__ROWS__.
******

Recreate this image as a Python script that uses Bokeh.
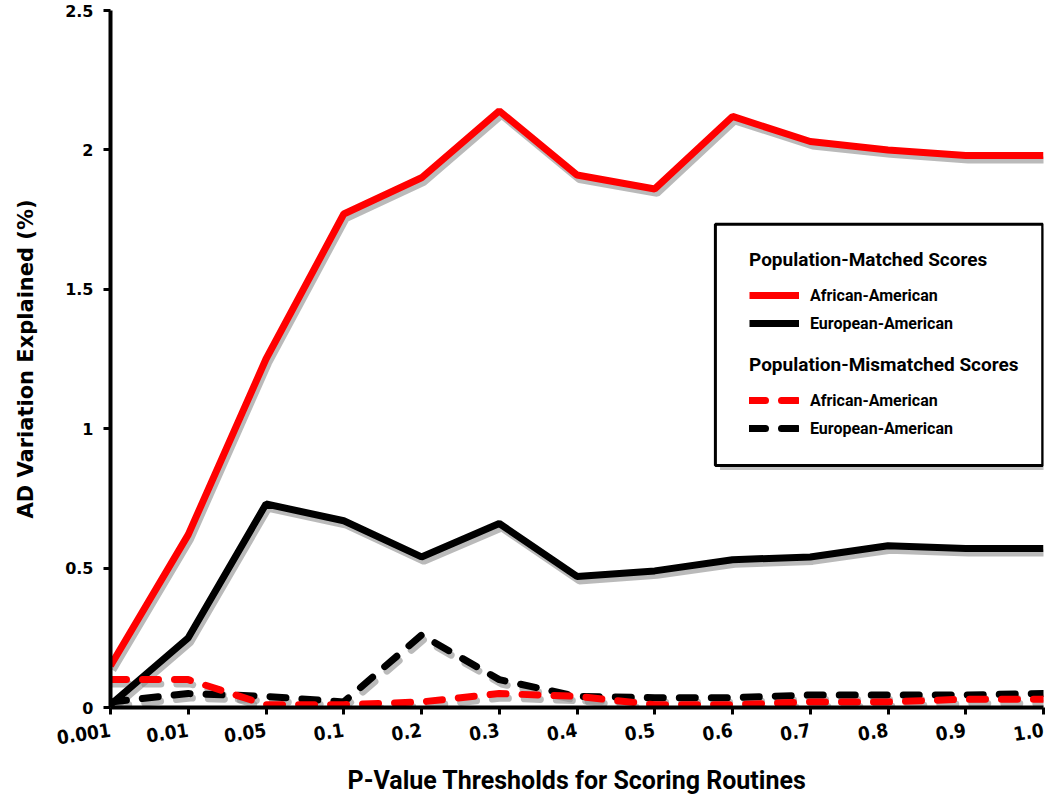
from bokeh.plotting import figure
from bokeh.models import Legend, LegendItem, BoxAnnotation, ColumnDataSource, FixedTicker
from bokeh.transform import dodge
from bokeh.embed import file_html
from bokeh.resources import INLINE

thresholds = ["0.001", "0.01", "0.05", "0.1", "0.2", "0.3", "0.4",
              "0.5", "0.6", "0.7", "0.8", "0.9", "1.0"]
aa_matched = [0.15, 0.62, 1.25, 1.77, 1.90, 2.14, 1.91, 1.86, 2.12, 2.03, 2.00, 1.98, 1.98]
ea_matched = [0.01, 0.25, 0.73, 0.67, 0.54, 0.66, 0.47, 0.49, 0.53, 0.54, 0.58, 0.57, 0.57]
aa_mismatched = [0.10, 0.10, 0.01, 0.01, 0.02, 0.05, 0.04, 0.01, 0.01, 0.02, 0.02, 0.03, 0.03]
ea_mismatched = [0.02, 0.05, 0.04, 0.02, 0.26, 0.10, 0.04, 0.035, 0.035, 0.045, 0.045, 0.045, 0.05]
y_ticks = [0, 0.5, 1, 1.5, 2, 2.5]
y_tick_labels = ["0", "0.5", "1", "1.5", "2", "2.5"]

series_names = ["African-American", "European-American"]
group_titles = ["Population-Matched Scores", "Population-Mismatched Scores"]
x_title = "P-Value Thresholds for Scoring Routines"
y_title = "AD Variation Explained (%)"

pos = list(range(len(thresholds)))
src = ColumnDataSource(dict(x=pos, aa_m=aa_matched, ea_m=ea_matched,
                            aa_mm=aa_mismatched, ea_mm=ea_mismatched))

NARROW = "Roboto"

p = figure(width=1048, height=803, x_range=(0, len(pos) - 1), y_range=(0, 2.5),
           output_backend="svg", toolbar_location=None,
           min_border_left=110, min_border_right=5, min_border_top=10, min_border_bottom=96)
p.outline_line_color = None
p.xgrid.visible = False
p.ygrid.visible = False

# axes
p.xaxis.ticker = FixedTicker(ticks=pos)
p.xaxis.major_label_overrides = {i: t for i, t in zip(pos, thresholds)}
p.yaxis.ticker = FixedTicker(ticks=y_ticks)
p.yaxis.major_label_overrides = {v: t for v, t in zip(y_ticks, y_tick_labels)}
for ax in (p.xaxis, p.yaxis):
    ax.axis_line_width = 4
    ax.axis_line_color = "black"
    ax.major_tick_line_width = 3
    ax.major_tick_in = 0
    ax.major_tick_out = 7
    ax.minor_tick_line_color = None
    ax.major_label_text_font_style = "bold"
    ax.major_label_text_color = "black"
    ax.axis_label_text_font_style = "bold"
    ax.axis_label_text_color = "black"
p.xaxis.major_label_orientation = 0.15
p.xaxis.major_label_text_font = "DejaVu Sans Condensed"
p.xaxis.major_label_text_font_size = "19px"
p.xaxis.major_label_standoff = 15
p.yaxis.major_label_text_font = "DejaVu Sans"
p.yaxis.major_label_text_font_size = "16px"
p.yaxis.major_label_standoff = 10
p.xaxis.axis_label = x_title
p.xaxis.axis_label_text_font = NARROW
p.xaxis.axis_label_text_font_size = "25px"
p.xaxis.axis_label_standoff = 12
p.yaxis.axis_label = y_title
p.yaxis.axis_label_text_font = "DejaVu Sans"
p.yaxis.axis_label_text_font_size = "21px"
p.yaxis.axis_label_standoff = 24

# shadows
cols = [("ea_m", None), ("aa_m", None), ("ea_mm", "16 16"), ("aa_mm", "16 16")]
for c, dash in cols:
    kw = dict(line_dash=dash) if dash else {}
    p.line(x=dodge("x", 0.03), y=dodge(c, -0.016), source=src, line_color="#8c8c8c",
           line_alpha=0.6, line_width=7, line_cap="round" if dash else "butt", **kw)

r_ea = p.line("x", "ea_m", source=src, line_color="black", line_width=7)
r_aa = p.line("x", "aa_m", source=src, line_color="red", line_width=7)
r_ea_mm = p.line("x", "ea_mm", source=src, line_color="black", line_width=7,
                 line_dash="16 16", line_cap="round")
r_aa_mm = p.line("x", "aa_mm", source=src, line_color="red", line_width=7,
                 line_dash="16 16", line_cap="round")

# legend frame
shadow_box = BoxAnnotation(left=7.84, right=12.05, top=1.718, bottom=0.852,
                           fill_color="#999999", fill_alpha=0.6, line_alpha=0)
box = BoxAnnotation(left=7.78, right=11.99, top=1.733, bottom=0.868,
                    fill_color="white", fill_alpha=1, line_color="black",
                    line_alpha=1, line_width=3)
p.add_layout(shadow_box)
p.add_layout(box)


def make_legend(title, items, loc):
    return Legend(items=items, title=title, location=loc,
                  title_text_font=NARROW, title_text_font_size="19px",
                  title_text_font_style="bold", title_standoff=14,
                  label_text_font=NARROW, label_text_font_size="16px",
                  label_text_font_style="bold", label_text_color="black",
                  title_text_color="black",
                  glyph_width=50, glyph_height=20, label_height=20,
                  label_standoff=11, spacing=8, padding=0, margin=0,
                  border_line_alpha=0, background_fill_alpha=0)


leg1 = make_legend(group_titles[0],
                   [LegendItem(label=series_names[0], renderers=[r_aa]),
                    LegendItem(label=series_names[1], renderers=[r_ea])], (639, 374))
leg2 = make_legend(group_titles[1],
                   [LegendItem(label=series_names[0], renderers=[r_aa_mm]),
                    LegendItem(label=series_names[1], renderers=[r_ea_mm])], (639, 269))
p.add_layout(leg1, "center")
p.add_layout(leg2, "center")

open("out.html", "w").write(file_html(p, INLINE))
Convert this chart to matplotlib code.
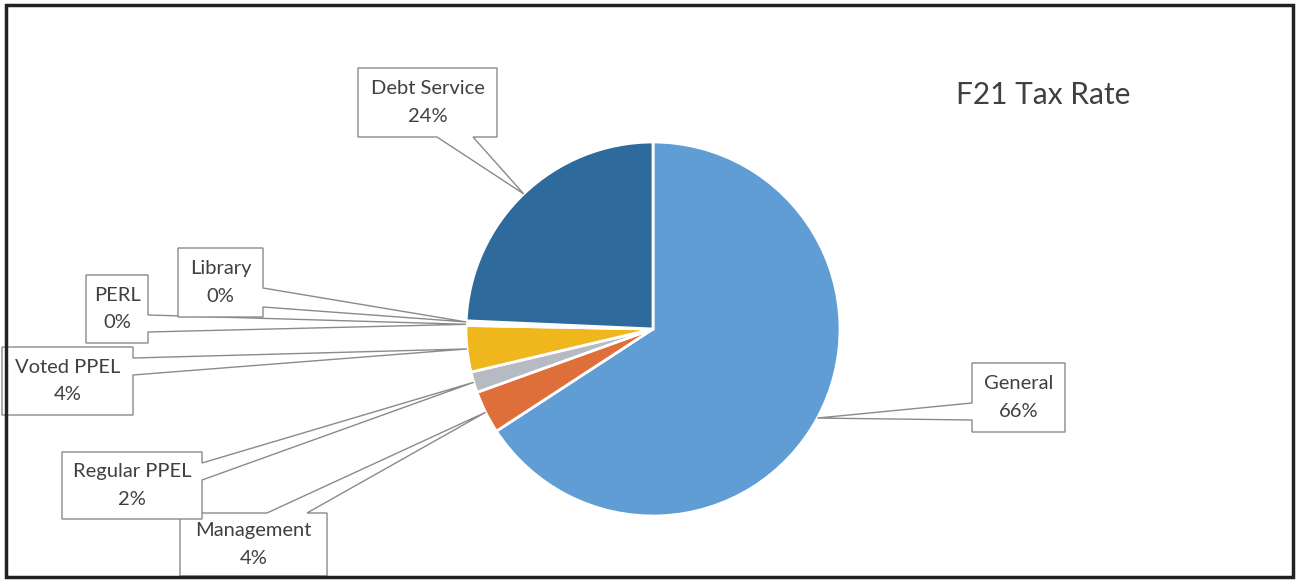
import numpy as np
import matplotlib
matplotlib.use('Agg')
import matplotlib.pyplot as plt
from matplotlib.patches import Polygon, Rectangle

W, H = 1296, 582

labels = ['General', 'Management', 'Regular PPEL', 'Voted PPEL', 'PERL', 'Library', 'Debt Service']
values = [65.8, 3.7, 1.8, 4.0, 0.2, 0.2, 24.3]
colors = ['#5f9dd4', '#de6f3a', '#b6bac2', '#efb71c', '#4472c4', '#70ad47', '#2e6a9b']

# callout boxes in pixel coords: (x0, y0, x1, y1), edge the pointer leaves from, two base points along it
callouts = {
    'General':      ((972, 363, 1065, 432), 'left',   (403, 420)),
    'Management':   ((180, 513, 327, 576), 'top',    (267, 307)),
    'Regular PPEL': ((62, 452, 202, 519),  'right',  (463, 480)),
    'Voted PPEL':   ((2, 347, 133, 415),   'right',  (358, 375)),
    'PERL':         ((86, 275, 148, 343),  'right',  (315, 332)),
    'Library':      ((178, 248, 263, 317), 'right',  (288, 307)),
    'Debt Service': ((358, 68, 497, 137),  'bottom', (437, 473)),
}

plt.rcParams['font.family'] = ['Lato', 'DejaVu Sans']

fig = plt.figure(figsize=(W / 100, H / 100), dpi=100)
ax = fig.add_axes([0, 0, 1, 1])

cx, cy, r = 653, H - 329, 187
wedges, _ = ax.pie(values, colors=colors, startangle=90, counterclock=False,
                   center=(cx, cy), radius=r, frame=True,
                   wedgeprops=dict(edgecolor='white', linewidth=2))
ax.set_xlim(0, W)
ax.set_ylim(0, H)
ax.set_aspect('auto')
ax.axis('off')


def callout_poly(rect, edge, base, tip):
    x0, y0, x1, y1 = rect
    b1, b2 = base
    if edge == 'bottom':
        pts = [(x0, y0), (x1, y0), (x1, y1), (b2, y1), None, (b1, y1), (x0, y1)]
    elif edge == 'top':
        pts = [(x0, y0), (b1, y0), None, (b2, y0), (x1, y0), (x1, y1), (x0, y1)]
    elif edge == 'right':
        pts = [(x0, y0), (x1, y0), (x1, b1), None, (x1, b2), (x1, y1), (x0, y1)]
    else:
        pts = [(x0, y0), (x1, y0), (x1, y1), (x0, y1), (x0, b2), None, (x0, b1)]
    # pixel -> data (y up), the tip is already in data coords
    return [tip if p is None else (p[0], H - p[1]) for p in pts]


for w, lab, v in zip(wedges, labels, values):
    rect, edge, base = callouts[lab]
    mid = np.deg2rad((w.theta1 + w.theta2) / 2)
    tip = (cx + r * np.cos(mid), cy + r * np.sin(mid))
    poly = Polygon(callout_poly(rect, edge, base, tip), closed=True,
                   facecolor='white', edgecolor='#8a8a8a', linewidth=1, zorder=3)
    ax.add_patch(poly)
    x0, y0, x1, y1 = rect
    ax.text((x0 + x1) / 2, H - (y0 + y1) / 2, f'{lab}\n{round(v)}%', ha='center', va='center',
            fontsize=14.5, color='#404040', linespacing=1.75, zorder=4)

ax.text(1043, H - 95, 'F21 Tax Rate', ha='center', va='center', fontsize=21.5,
        color='#404040')

# outer frame
ax.add_patch(Rectangle((6, H - 577), 1287, 572, fill=False, edgecolor='#222222',
                       linewidth=2.5, zorder=5))

fig.savefig('out.png', dpi=100)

******

__WHAT YOU WILL DO__. Restate word for word the part that opens with the line containing "Convert this chart to matplotlib code." and closes with the line containing "ax.axis('off')", both ends included, and nothing else. Omit any images.

__TASK ANSWER__.
Convert this chart to matplotlib code.
import numpy as np
import matplotlib
matplotlib.use('Agg')
import matplotlib.pyplot as plt
from matplotlib.patches import Polygon, Rectangle

W, H = 1296, 582

labels = ['General', 'Management', 'Regular PPEL', 'Voted PPEL', 'PERL', 'Library', 'Debt Service']
values = [65.8, 3.7, 1.8, 4.0, 0.2, 0.2, 24.3]
colors = ['#5f9dd4', '#de6f3a', '#b6bac2', '#efb71c', '#4472c4', '#70ad47', '#2e6a9b']

# callout boxes in pixel coords: (x0, y0, x1, y1), edge the pointer leaves from, two base points along it
callouts = {
    'General':      ((972, 363, 1065, 432), 'left',   (403, 420)),
    'Management':   ((180, 513, 327, 576), 'top',    (267, 307)),
    'Regular PPEL': ((62, 452, 202, 519),  'right',  (463, 480)),
    'Voted PPEL':   ((2, 347, 133, 415),   'right',  (358, 375)),
    'PERL':         ((86, 275, 148, 343),  'right',  (315, 332)),
    'Library':      ((178, 248, 263, 317), 'right',  (288, 307)),
    'Debt Service': ((358, 68, 497, 137),  'bottom', (437, 473)),
}

plt.rcParams['font.family'] = ['Lato', 'DejaVu Sans']

fig = plt.figure(figsize=(W / 100, H / 100), dpi=100)
ax = fig.add_axes([0, 0, 1, 1])

cx, cy, r = 653, H - 329, 187
wedges, _ = ax.pie(values, colors=colors, startangle=90, counterclock=False,
                   center=(cx, cy), radius=r, frame=True,
                   wedgeprops=dict(edgecolor='white', linewidth=2))
ax.set_xlim(0, W)
ax.set_ylim(0, H)
ax.set_aspect('auto')
ax.axis('off')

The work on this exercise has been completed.